Supporting Leaders and Teams

Lean transformation does not happen because of posters or slogans. It happens because leaders set clear expectations and teams take ownership of improvement.

Strong leadership in Lean includes:

  • Setting clear priorities

  • Developing problem-solving skills across teams

  • Holding people accountable in a supportive way

  • Making improvement part of daily routines

At the same time, engineers and frontline teams need the skills to analyze problems, test solutions, and standardize improvements.

The focus is not only on quick wins. It is on building capability that lasts.


A Professional Learning Community

Improvement is easier when people learn from others facing similar challenges.

The platform serves as more than a content resource. It connects professionals who want to grow their skills and improve their organizations. Through shared experiences and discussion, practitioners gain practical insights they can apply immediately.

This reinforces an important message: Lean is not a one-time project. It is an ongoing process of learning and refining how work is done.

No organization is ever “finished” with Lean. There is always another problem to solve and another process to improve.


Building Stronger Systems

Organizations that apply Lean correctly often see:

  • More stable and predictable operations

  • Better quality and fewer defects

  • Shorter lead times

  • Lower costs caused by waste and inefficiency

  • Higher engagement from employees

Most importantly, they build systems that can improve themselves. Instead of relying on major overhauls every few years, they make small, consistent improvements every day.

This steady progress reduces burnout and avoids the disruption that comes from constant large-scale change initiatives.


Making Improvement Sustainable

Sustainability is one of the biggest challenges in Lean. Many organizations start strong but struggle to maintain momentum.

Long-term success depends on daily habits such as:

  • Regular problem-solving routines

  • Clear visual management

  • Standardized work that is updated when improved

  • Leaders who coach rather than control

When Lean becomes part of how work is done — not something extra — it becomes sustainable.
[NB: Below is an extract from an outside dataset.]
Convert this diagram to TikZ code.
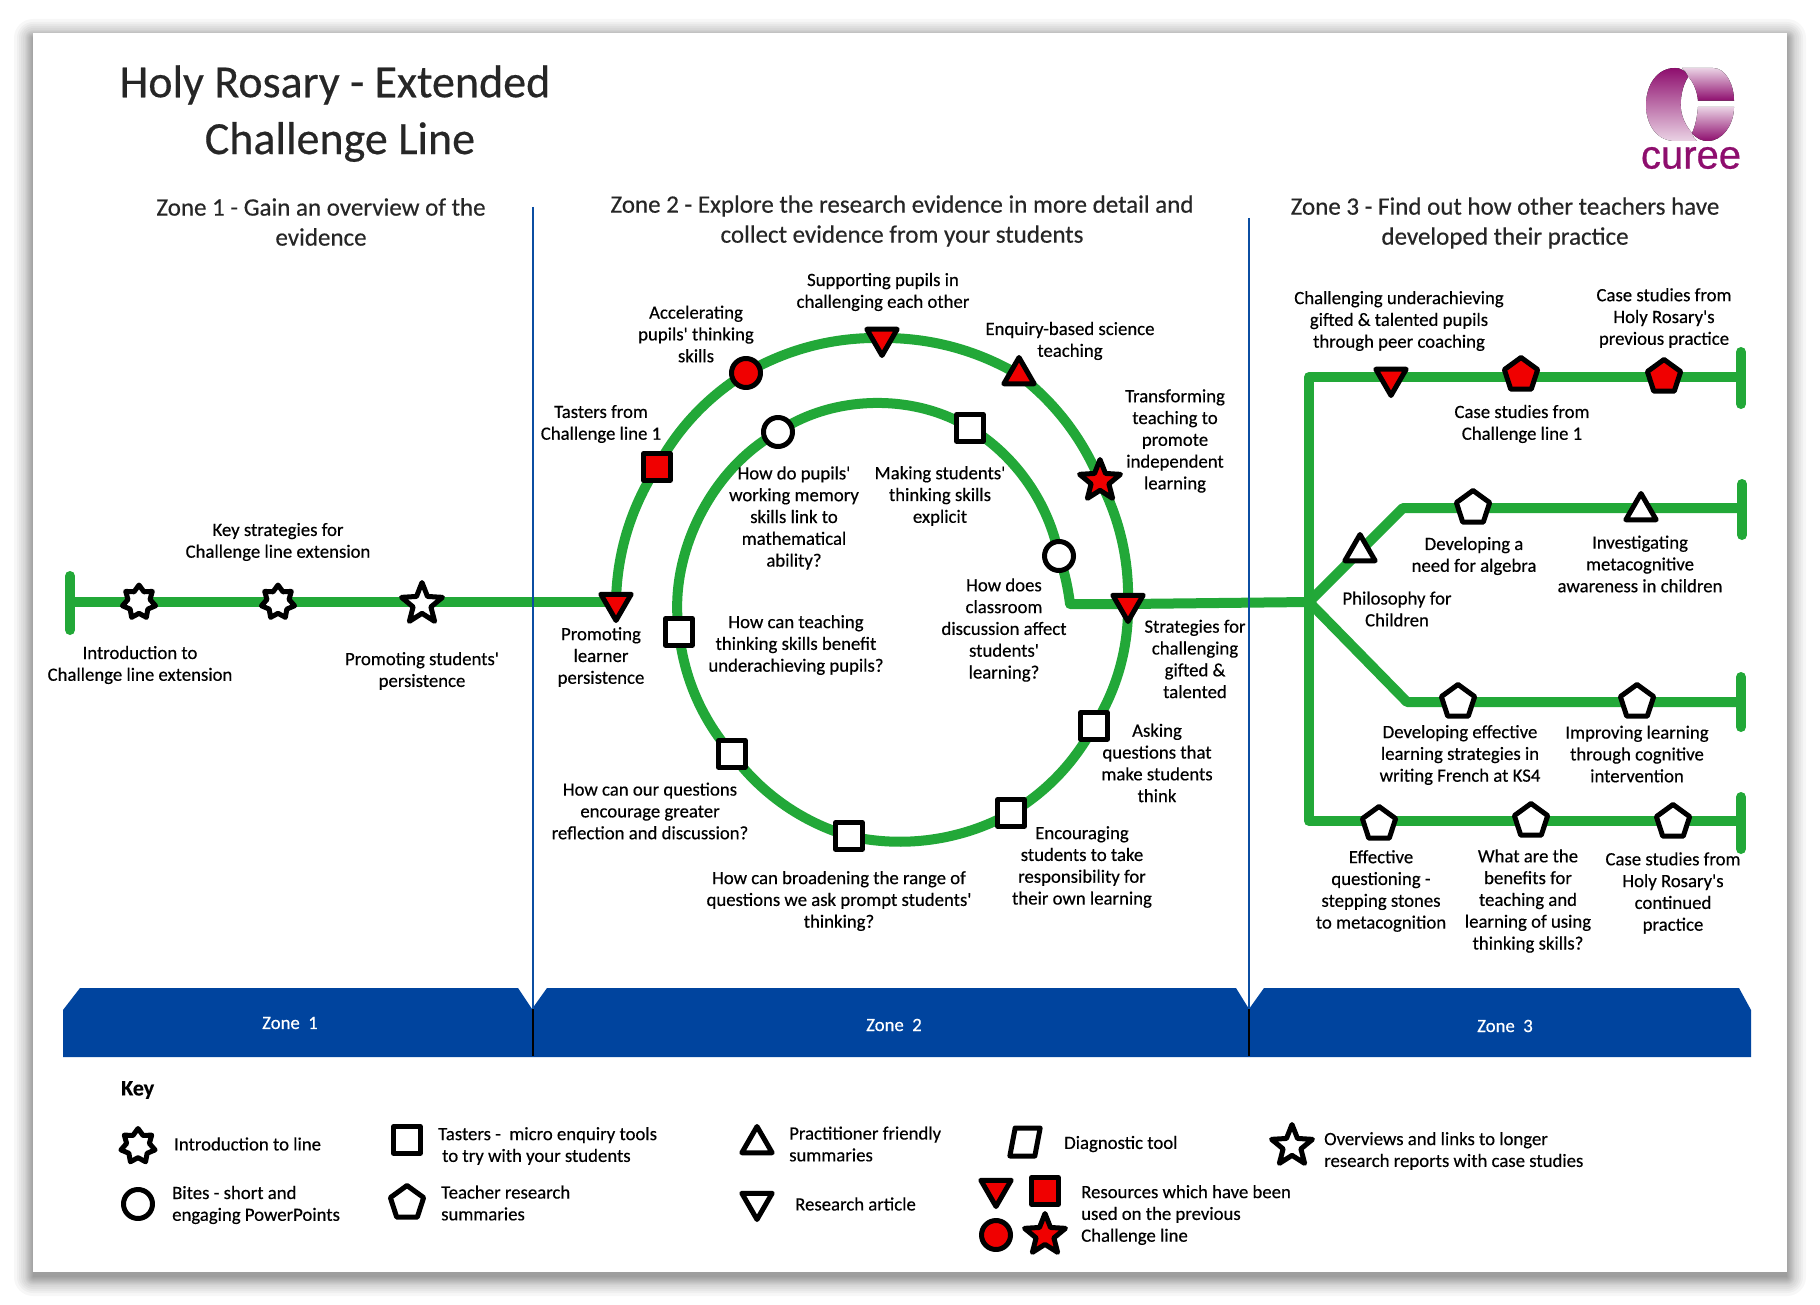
\documentclass[tikz,border=0pt]{standalone}
\usepackage{fontspec}
\setmainfont{Carlito}[Ligatures=TeXOff,FakeBold=0.4]
\newfontfamily\logofont{Liberation Sans}[FakeBold=0.6]
\usetikzlibrary{shapes.geometric}
\pgfdeclarelayer{back}\pgfdeclarelayer{lines}
\pgfsetlayers{back,lines,main}
\definecolor{tubegreen}{HTML}{22A838}
\definecolor{bandblue}{HTML}{00449E}
\definecolor{rulerblue}{HTML}{0B4EA2}
\definecolor{mkred}{HTML}{F00000}
\definecolor{cureedark}{HTML}{8E0E6E}
\definecolor{cureelight}{HTML}{EAD2E4}
\tikzset{
  mk/.style={draw=black,line width=5pt,line join=round,fill=#1,inner sep=0pt,outer sep=0pt},
  mk/.default=white,
  sq/.style={mk=#1,rectangle,minimum size=26.5pt},
  sq/.default=white,
  cir/.style={mk=#1,circle,minimum size=29pt},
  cir/.default=white,
  pent/.style={mk=#1,regular polygon,regular polygon sides=5,minimum size=35pt},
  pent/.default=white,
  triup/.style={mk=#1,regular polygon,regular polygon sides=3,minimum size=35pt},
  triup/.default=white,
  tridn/.style={mk=#1,regular polygon,regular polygon sides=3,shape border rotate=180,minimum size=35pt},
  tridn/.default=white,
  starfive/.style={mk=#1,star,star points=5,star point ratio=2.3,minimum size=43pt},
  starfive/.default=white,
  starseven/.style={mk=white,star,star points=7,star point ratio=1.5,minimum size=34pt},
  tube/.style={draw=tubegreen,line width=10pt,line join=round},
  endbar/.style={draw=tubegreen,line width=10pt,line cap=round},
  lbl/.style={align=center,inner sep=0pt,text=black,font=\fontsize{18.75}{21.8}\selectfont},
  leg/.style={align=left,anchor=west,inner sep=0pt,text=black,font=\fontsize{18.75}{21.8}\selectfont},
  head/.style={align=center,inner sep=0pt,text=black!85,font=\fontsize{25}{30}\selectfont},
  ttl/.style={inner sep=0pt,text=black!85,font=\fontsize{46}{50}\selectfont},
  zonelbl/.style={inner sep=0pt,text=white,font=\fontsize{18.75}{21.8}\selectfont},
  ruler/.style={draw=rulerblue,line width=2pt},
  blackrule/.style={draw=black,line width=2pt},
  rg/.style={bend left=#1,looseness=.88},
}
\begin{document}
\begin{tikzpicture}[x=1pt,y=-1pt]
\useasboundingbox (0,0) rectangle (1820,1305);
\begin{pgfonlayer}{back}
  \fill[white] (0,0) rectangle (1820,1305);
  \foreach \i in {19,16,14,12,10,8,7,6,5,4,3,2,1,0}{
    \fill[black,opacity=.03,rounded corners=\i pt] ({33-\i},{38-\i}) rectangle ({1787+\i},{1277+\i});
  }
  \fill[white] (33,33) rectangle (1787,1272);
\end{pgfonlayer}

% titles
\node[ttl] (title1) at (335,85) {Holy Rosary - Extended};
\node[ttl] (title2) at (340,142) {Challenge Line};
\node[head] (h1) at (321,222) {Zone 1 - Gain an overview of the\\evidence};
\node[head] (h2) at (902,221) {Zone 2 - Explore the research evidence in more detail and\\collect evidence from your students};
\node[head] (h3) at (1505,223) {Zone 3 - Find out how other teachers have\\developed their practice};

% logo
\fill[top color=cureedark,bottom color=cureelight] (1675,68) .. controls (1657,68) and (1646,85) .. (1646,105) .. controls (1646,125) and (1657,141) .. (1675,141) -- (1697,141) .. controls (1694,139) and (1693,136) .. (1692,133) .. controls (1685,125) and (1680.7,115) .. (1680.7,105) .. controls (1680.7,93) and (1684,83) .. (1688.3,76.7) .. controls (1686,71) and (1681,68) .. (1675,68) -- cycle;
\fill[top color=cureelight,bottom color=cureedark] (1682,68) -- (1713,68) .. controls (1726,68) and (1734,85) .. (1734,100.7) -- (1698,100.7) .. controls (1697,90) and (1693,82) .. (1688.3,76.7) .. controls (1686,72) and (1684,69) .. (1682,68) -- cycle;
\fill[top color=cureelight,bottom color=cureedark] (1734,107) -- (1698,107) .. controls (1697,118) and (1695,127) .. (1692,133) .. controls (1697,139) and (1702,141) .. (1708,141) .. controls (1722,141) and (1734,125) .. (1734,107) -- cycle;
\node[inner sep=0pt,text=cureedark,font=\logofont\fontsize{40}{40}\selectfont] (logo) at (1691,158) {curee};

% rulers and band
\fill[bandblue] (63,1057) -- (63,1010) -- (80,988) -- (518,988) -- (532,1009) -- (547,988) -- (1236,988) -- (1249,1009) -- (1264,988) -- (1739,988) -- (1751,1010) -- (1751,1057) -- cycle;
\coordinate (r1a) at (533,207); \coordinate (r1b) at (533,1009); \coordinate (r1c) at (533,1056);
\coordinate (r2a) at (1249,218); \coordinate (r2b) at (1249,1009); \coordinate (r2c) at (1249,1056);
\draw[ruler] (r1a) -- (r1b); \draw[blackrule] (r1b) -- (r1c);
\draw[ruler] (r2a) -- (r2b); \draw[blackrule] (r2b) -- (r2c);
\node[zonelbl] (z1) at (290,1023) {Zone\ \ 1};
\node[zonelbl] (z2) at (894,1025) {Zone\ \ 2};
\node[zonelbl] (z3) at (1505,1026) {Zone\ \ 3};

% line coordinates
\coordinate (bar1a) at (70,576); \coordinate (bar1b) at (70,630); \coordinate (s0) at (70,602);
\coordinate (innerCorner) at (1070,604);
\coordinate (hub) at (1309,602);
\coordinate (l1start) at (1309,377); \coordinate (l1end) at (1741,377);
\coordinate (e1a) at (1741,352); \coordinate (e1b) at (1741,404);
\coordinate (l2bend) at (1403,508); \coordinate (l2end) at (1742,508);
\coordinate (e2a) at (1742,484); \coordinate (e2b) at (1742,535);
\coordinate (l3bend) at (1407,702); \coordinate (l3end) at (1741,702);
\coordinate (e3a) at (1741,677); \coordinate (e3b) at (1741,727);
\coordinate (l4start) at (1309,821); \coordinate (l4end) at (1741,821);
\coordinate (e4a) at (1741,797); \coordinate (e4b) at (1741,849);

% stations zone 1
\node[starseven] (a1) at (139,602) {};
\node[starseven] (a2) at (278,602) {};
\node[starfive] (a3) at (422,604) {};
% outer ring
\node[tridn=mkred] (b1) at (616,603) {};
\node[sq=mkred] (b2) at (657,467) {};
\node[cir=mkred] (b3) at (746,373) {};
\node[tridn=mkred] (b4) at (882,338) {};
\node[triup=mkred] (b5) at (1019,375) {};
\node[starfive=mkred] (b6) at (1100,481) {};
\node[tridn=mkred] (b7) at (1128,604) {};
\node[sq] (c1) at (1094,726) {};
\node[sq] (c2) at (1011,813) {};
\node[sq] (c3) at (849,836) {};
\node[sq] (c4) at (732,754) {};
\node[sq] (c5) at (679,632) {};
\node[cir] (c6) at (778,432) {};
\node[sq] (c7) at (970,428) {};
\node[cir] (c8) at (1059,556) {};
% zone 3
\node[tridn=mkred] (d1) at (1391,378) {};
\node[pent=mkred] (d2) at (1521,375) {};
\node[pent=mkred] (d3) at (1664,377) {};
\node[triup] (e1) at (1360,552) {};
\node[pent] (e2) at (1473,508) {};
\node[triup] (e3) at (1641,511) {};
\node[pent] (f1) at (1458,702) {};
\node[pent] (f2) at (1637,702) {};
\node[pent] (g1) at (1379,824) {};
\node[pent] (g2) at (1531,821) {};
\node[pent] (g3) at (1673,822) {};

% connectors
\begin{pgfonlayer}{lines}
\draw[endbar] (bar1a) -- (bar1b);
\draw[tube] (s0) -- (a1 |- s0) -- (a2 |- s0) -- (a3 |- s0) -- (b1 |- s0) -- (b1.center);
\draw[tube] (b1.center) to[rg=16] (b2.center) to[rg=15] (b3.center) to[rg=15.5] (b4.center) to[rg=15.5] (b5.center) to[rg=15] (b6.center) to[rg=14.5] (b7.center)
  to[rg=16.5] (c1.center) to[rg=15.5] (c2.center) to[rg=21] (c3.center) to[rg=18.5] (c4.center) to[rg=17.5] (c5.center)
  to[rg=35] (c6.center) to[rg=33] (c7.center) to[rg=24] (c8.center) to[rg=6] (innerCorner) -- (b7.center) -- (hub);
\draw[tube] (l1end) -- (d3 |- l1end) -- (d2 |- l1end) -- (d1 |- l1end) -- (l1start) -- (hub) -- (l4start) -- (g1 |- l4start) -- (g2 |- l4start) -- (g3 |- l4start) -- (l4end);
\draw[tube] (hub) -- (l2bend) -- (e2 |- l2bend) -- (e3 |- l2bend) -- (l2end);
\draw[tube] (hub) -- (l3bend) -- (f1 |- l3bend) -- (f2 |- l3bend) -- (l3end);
\draw[endbar] (e1a) -- (e1b);
\draw[endbar] (e2a) -- (e2b);
\draw[endbar] (e3a) -- (e3b);
\draw[endbar] (e4a) -- (e4b);
\end{pgfonlayer}

% labels
\node[lbl] (t1) at (278,542) {Key strategies for\\Challenge line extension};
\node[lbl] (t2) at (140,665) {Introduction to\\Challenge line extension};
\node[lbl] (t3) at (422,671) {Promoting students'\\persistence};
\node[lbl] (t4) at (601,657) {Promoting\\learner\\persistence};
\node[lbl] (t5) at (601,424) {Tasters from\\Challenge line 1};
\node[lbl] (t6) at (696,334) {Accelerating\\pupils' thinking\\skills};
\node[lbl] (t7) at (883,292) {Supporting pupils in\\challenging each other};
\node[lbl] (t8) at (1070,341) {Enquiry-based science\\teaching};
\node[lbl] (t9) at (1175,441) {Transforming\\teaching to\\promote\\independent\\learning};
\node[lbl] (t10) at (1195,659) {Strategies for\\challenging\\gifted \&\\talented};
\node[lbl] (t11) at (1157,763) {Asking\\questions that\\make students\\think};
\node[lbl] (t12) at (1082,867) {Encouraging\\students to take\\responsibility for\\their own learning};
\node[lbl] (t13) at (839,901) {How can broadening the range of\\questions we ask prompt students'\\thinking?};
\node[lbl] (t14) at (650,811) {How can our questions\\encourage greater\\reflection and discussion?};
\node[lbl] (t15) at (796,645) {How can teaching\\thinking skills benefit\\underachieving pupils?};
\node[lbl] (t16) at (794,518) {How do pupils'\\working memory\\skills link to\\mathematical\\ability?};
\node[lbl] (t17) at (940,496) {Making students'\\thinking skills\\explicit};
\node[lbl] (t18) at (1004,630) {How does\\classroom\\discussion affect\\students'\\learning?};
\node[lbl] (t19) at (1399,321) {Challenging underachieving\\gifted \& talented pupils\\through peer coaching};
\node[lbl] (t20) at (1664,318) {Case studies from\\Holy Rosary's\\previous practice};
\node[lbl] (t21) at (1522,424) {Case studies from\\Challenge line 1};
\node[lbl] (t22) at (1474,556) {Developing a\\need for algebra};
\node[lbl] (t23) at (1640,564) {Investigating\\metacognitive\\awareness in children};
\node[lbl] (t24) at (1397,609) {Philosophy for\\Children};
\node[lbl] (t25) at (1460,755) {Developing effective\\learning strategies in\\writing French at KS4};
\node[lbl] (t26) at (1637,754) {Improving learning\\through cognitive\\intervention};
\node[lbl] (t27) at (1381,891) {Effective\\questioning -\\stepping stones\\to metacognition};
\node[lbl] (t28) at (1528,901) {What are the\\benefits for\\teaching and\\learning of using\\thinking skills?};
\node[lbl] (t29) at (1673,893) {Case studies from\\Holy Rosary's\\continued\\practice};

% key
\node[leg,font=\bfseries\fontsize{22}{24}\selectfont] (keyt) at (121,1090) {Key};
\node[starseven,minimum size=35pt] (k1) at (138,1146) {};
\node[leg] (k1t) at (174,1144) {Introduction to line};
\node[cir] (k2) at (138,1204) {};
\node[leg] (k2t) at (172,1205) {Bites - short and\\engaging PowerPoints};
\node[sq] (k3) at (407,1140) {};
\node[leg] (k3t) at (438,1146) {Tasters -\ \ micro enquiry tools\\\hspace*{4pt}to try with your students};
\node[pent] (k4) at (407,1203) {};
\node[leg] (k4t) at (441,1203) {Teacher research\\summaries};
\node[triup] (k5) at (757,1144) {};
\node[leg] (k5t) at (789,1144) {Practitioner friendly\\summaries};
\node[tridn] (k6) at (757,1202) {};
\node[leg] (k6t) at (795,1204) {Research article};
\node[mk,rectangle,minimum width=25pt,minimum height=28pt,xslant=.19,transform shape] (k7) at (1025,1142) {};
\node[leg] (k7t) at (1064,1144) {Diagnostic tool};
\node[starfive] (k8) at (1292,1146) {};
\node[leg] (k8t) at (1324,1151) {Overviews and links to longer\\research reports with case studies};
\node[tridn=mkred] (k9) at (996,1189) {};
\node[sq=mkred] (k10) at (1045,1191) {};
\node[cir=mkred] (k11) at (996,1235) {};
\node[starfive=mkred] (k12) at (1045,1235) {};
\node[leg] (k9t) at (1081,1215) {Resources which have been\\used on the previous\\Challenge line};
\end{tikzpicture}
\end{document}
Improvement is no longer an event. It becomes a normal expectation.


Conclusion

A Lean Journey helps close the gap between Lean theory and daily execution. It promotes a simple, practical approach focused on customer value, waste reduction, flow, and respect for people.

By keeping Lean clear and usable, it helps organizations build stronger systems, improve performance, and create a culture where continuous improvement is part of everyday work.

Lean does not need to be complicated. When applied correctly, it is a straightforward way to think, solve problems, and build lasting operational strength.